Why advertisers should take note of the great return to the office
Updated: Jun 14
With the announcement from the UK government that working from home guidance is now over (hurrah!), employers and government alike are clearly expecting a return to some sense of normality.
Major banking firms, the civil service and even fintechs have led the way in asking employees to be back in the office from February.
But with many of us now used to rolling from bed to sofa to desk in just a matter of steps, is it realistic to expect a sudden surge into our city centres? And should marketeers be adapting their advertising strategies as a result?
Transport for London figures show an encouraging, if albeit gradual, uptick in numbers.
As of 10am on the first Monday post-government guidance update, TfL saw Tube entries and exits up 6% from a week earlier. Tube usage levels now regularly stand at 45% of pre-pandemic levels, while bus ridership is at 70%. Prior to the reintroduction of remote work rules in December 2021, TfL reported frequently seeing more than 60% of pre-pandemic demand on weekdays and up to 80% on weekends.
So, while we might not all be rammed back into Tube carriages and squeezed on to buses for our daily commute quite yet, there is an appetite by a growing majority to get back into city centres.
This is important for us marketeers.
The surge in e-commerce at the peak of the pandemic and the desire to avoid physical retail has subsided. A recent report into consumer trends by Capgemini shows 72% of consumers expect to have ‘significant interactions with physical stores’ as the pandemic diminishes. This is up from pre-Covid data (60%).
It has therefore never been more important to ensure we activate a truly omnichannel strategy that incorporates the roles of multiple mediums – bricks & mortar, retailer.com, marketplaces, q-commerce platforms and DTC.
Utilising a mix of first and third party data sources, brands now have a tangible window of opportunity to tap back into pre-pandemic commuting habits through geo-targeted media, linking commuting audiences to a physical place to purchase a product.

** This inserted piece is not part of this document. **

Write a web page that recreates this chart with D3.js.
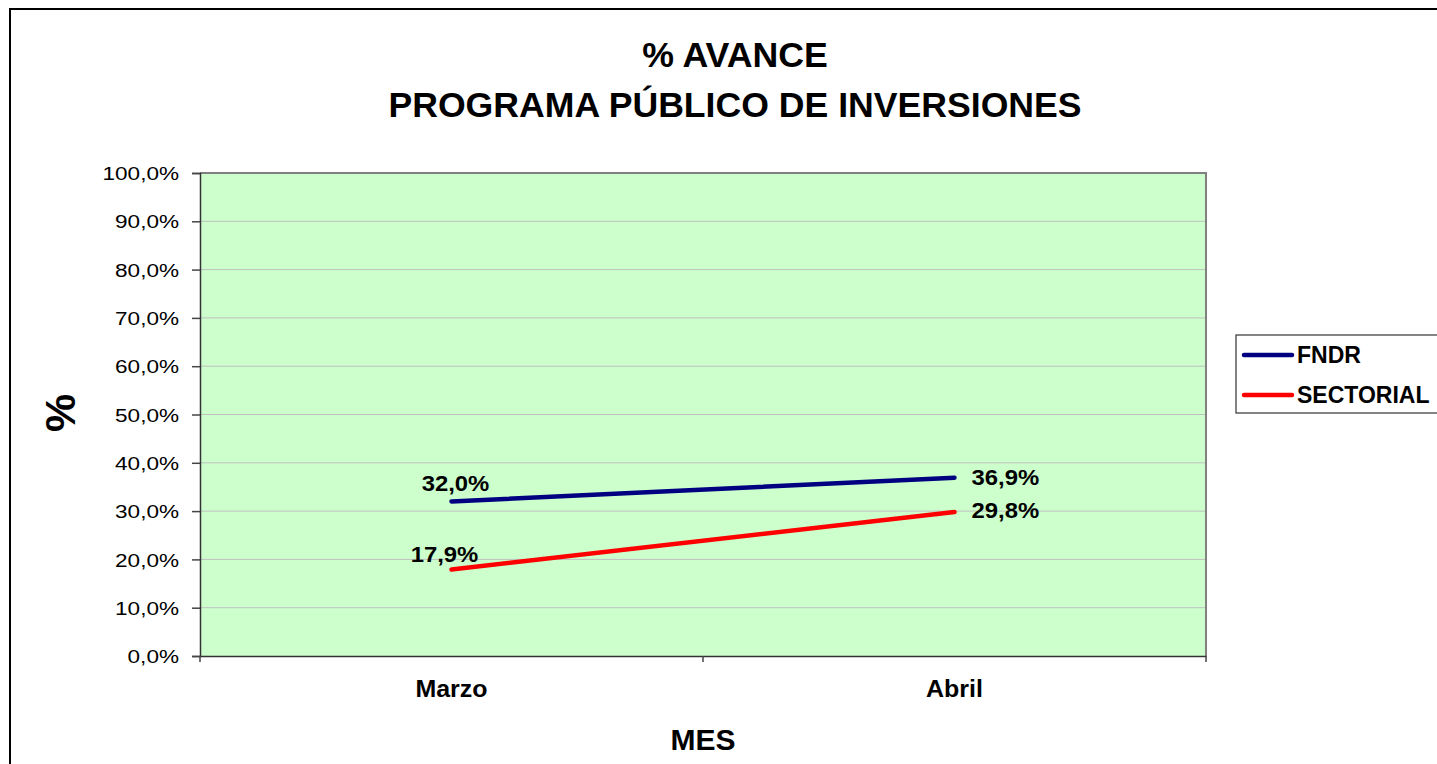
<!DOCTYPE html>
<html>
<head>
<meta charset="utf-8">
<script src="https://cdn.jsdelivr.net/npm/d3@7"></script>
<style>
  html, body { margin: 0; padding: 0; background: #fff; overflow: hidden; }
  svg { display: block; font-family: "Liberation Sans", Arial, sans-serif; }
</style>
</head>
<body>
<div id="chart"></div>
<script>
// data
var months = ["Marzo", "Abril"];
var fndr = [32.0, 36.9];
var sectorial = [17.9, 29.8];
var seriesNames = ["FNDR", "SECTORIAL"];
var seriesColors = ["#000080", "#FF0000"];
var yTicks = [0, 10, 20, 30, 40, 50, 60, 70, 80, 90, 100];

var width = 1437, height = 764;
var plot = {left: 200, top: 173, right: 1206, bottom: 656};

var fmt = function(d) { return d.toFixed(1).replace(".", ",") + "%"; };

var svg = d3.select("#chart").append("svg")
    .attr("width", width)
    .attr("height", height);

// the original fonts are drawn a bit wider than Arial, so stretch text horizontally
function stretchText(sel, sx) {
  sel.each(function() {
    var t = d3.select(this);
    var tx = +t.attr("x") || 0;
    var ty = +t.attr("y") || 0;
    t.attr("x", 0).attr("y", 0)
     .attr("transform", "translate(" + tx + "," + ty + ") scale(" + sx + ",1)");
  });
}

// outer chart border
svg.append("rect")
    .attr("x", 10).attr("y", 9)
    .attr("width", width + 20).attr("height", height + 20)
    .attr("fill", "#fff")
    .attr("stroke", "#000")
    .attr("stroke-width", 2);

var x = d3.scaleBand()
    .domain(months)
    .range([plot.left, plot.right]);

var y = d3.scaleLinear()
    .domain([0, 100])
    .range([plot.bottom, plot.top]);

// plot background
svg.append("rect")
    .attr("x", plot.left).attr("y", plot.top)
    .attr("width", plot.right - plot.left)
    .attr("height", plot.bottom - plot.top)
    .attr("fill", "#CCFFCC");

// gridlines
svg.append("g").selectAll("line")
    .data(yTicks.slice(1, -1))
    .enter().append("line")
    .attr("x1", plot.left).attr("x2", plot.right)
    .attr("y1", function(d) { return y(d); })
    .attr("y2", function(d) { return y(d); })
    .attr("stroke", "#C0C0C0")
    .attr("stroke-width", 1);

// plot border (top + right grey)
svg.append("path")
    .attr("d", "M" + plot.left + "," + plot.top + "H" + plot.right + "V" + plot.bottom)
    .attr("fill", "none")
    .attr("stroke", "#808080")
    .attr("stroke-width", 2);

// y axis
var yAxis = svg.append("g")
    .attr("transform", "translate(" + plot.left + ",0)")
    .call(d3.axisLeft(y).tickValues(yTicks)
      .tickSize(8).tickPadding(13)
      .tickFormat(fmt));
yAxis.select(".domain").attr("stroke", "#333").attr("stroke-width", 1.5);
yAxis.selectAll(".tick line").attr("stroke", "#444").attr("stroke-width", 1.5);
yAxis.selectAll("text")
    .attr("font-size", 18.5).attr("fill", "#000")
    .attr("dy", "0.36em")
    .attr("font-family", "Liberation Sans, Arial, sans-serif");
stretchText(yAxis.selectAll("text"), 1.22);

// x axis
var xAxis = svg.append("g")
    .attr("transform", "translate(0," + plot.bottom + ")")
    .call(d3.axisBottom(x).tickSize(0).tickPadding(41));
xAxis.select(".domain").attr("stroke", "#333").attr("stroke-width", 1.5);
xAxis.selectAll("text")
    .attr("dy", 0)
    .attr("font-size", 24).attr("font-weight", "bold").attr("fill", "#000")
    .attr("font-family", "Liberation Sans, Arial, sans-serif");
stretchText(xAxis.selectAll("text"), 1.04);
// category divider ticks
svg.append("g").selectAll("line")
    .data(x.domain().concat(["end"]))
    .enter().append("line")
    .attr("x1", function(d) { return d === "end" ? plot.right : x(d); })
    .attr("x2", function(d) { return d === "end" ? plot.right : x(d); })
    .attr("y1", plot.bottom).attr("y2", plot.bottom + 6)
    .attr("stroke", "#444").attr("stroke-width", 1.5);

// lines
var series = [fndr, sectorial];
// label offsets relative to the point: first month label sits above, last to the right
var labelDx = [[4, 17], [-7, 17]];
var labelDy = [[-10, 7], [-8, 6]];
var line = d3.line()
    .x(function(d, i) { return x(months[i]) + x.bandwidth() / 2; })
    .y(function(d) { return y(d); });

series.forEach(function(vals, s) {
  svg.append("path")
      .datum(vals)
      .attr("d", line)
      .attr("fill", "none")
      .attr("stroke", seriesColors[s])
      .attr("stroke-width", 4.5)
      .attr("stroke-linecap", "round");

  var labels = svg.append("g").selectAll("text")
      .data(vals)
      .enter().append("text")
      .attr("x", function(d, i) { return x(months[i]) + x.bandwidth() / 2 + labelDx[s][i]; })
      .attr("y", function(d, i) { return y(d) + labelDy[s][i]; })
      .attr("text-anchor", function(d, i) { return i === 0 ? "middle" : "start"; })
      .attr("font-size", 22.3).attr("font-weight", "bold")
      .text(fmt);
  stretchText(labels, 1.07);
});

// titles
var t1 = svg.append("text")
    .attr("x", 735).attr("y", 67)
    .attr("text-anchor", "middle")
    .attr("font-size", 35).attr("font-weight", "bold")
    .text("% AVANCE");
var t2 = svg.append("text")
    .attr("x", 735).attr("y", 117)
    .attr("text-anchor", "middle")
    .attr("font-size", 35).attr("font-weight", "bold")
    .text("PROGRAMA PÚBLICO DE INVERSIONES");
stretchText(t1, 1.02);
stretchText(t2, 1.018);

svg.append("text")
    .attr("transform", "translate(75,413) rotate(-90)")
    .attr("text-anchor", "middle")
    .attr("font-size", 43).attr("font-weight", "bold")
    .text("%");

svg.append("text")
    .attr("x", 703).attr("y", 750)
    .attr("text-anchor", "middle")
    .attr("font-size", 30).attr("font-weight", "bold")
    .text("MES");

// legend
var legend = svg.append("g").attr("transform", "translate(1236,335)");
legend.append("rect")
    .attr("width", 215).attr("height", 78)
    .attr("fill", "#fff")
    .attr("stroke", "#333").attr("stroke-width", 1.2);
seriesNames.forEach(function(name, i) {
  var ly = 20 + i * 40;
  legend.append("line")
      .attr("x1", 8).attr("x2", 56)
      .attr("y1", ly).attr("y2", ly)
      .attr("stroke", seriesColors[i])
      .attr("stroke-width", 4.5)
      .attr("stroke-linecap", "round");
  legend.append("text")
      .attr("x", 61).attr("y", ly + 8)
      .attr("font-size", 23).attr("font-weight", "bold")
      .text(name);
});
</script>
</body>
</html>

Whether that be targeting the on-the-go luncher, the post-work socialiser or those making use of convenience stores and on-demand grocery for that empty fridge solution, advertisers should look to reallocate budget. They should look to utilise the power of data and location targeting to unlock incremental commuter on-the-go conversions.
Innocent has done a fantastic job of this using its classic tongue-in-cheek copy acros digital-out-of-home (DOOH) sites in cities to remind commuters about its on-the-go range. Bolt, the ride hailing app, has used city DOOH sites with dynamically optimised creative to remind users across London to reunite with others in real life.
In a post-lockdown age where media plans must be reactive, contextually relevant and overlaid with precision targeting, programmatic media capabilities can help deliver the best results across multiple advertising formats – from social media to digital display to OOH.
Those fmcg brands and retailers who are winning in this space – like Boots, which is using DOOH as part of its omnichannel approach to leverage geo-targeted ads to drive in-store footfall – are those who are recognising the importance of re-engaging their audiences.
The time to activate your location-based, data-driven media is now.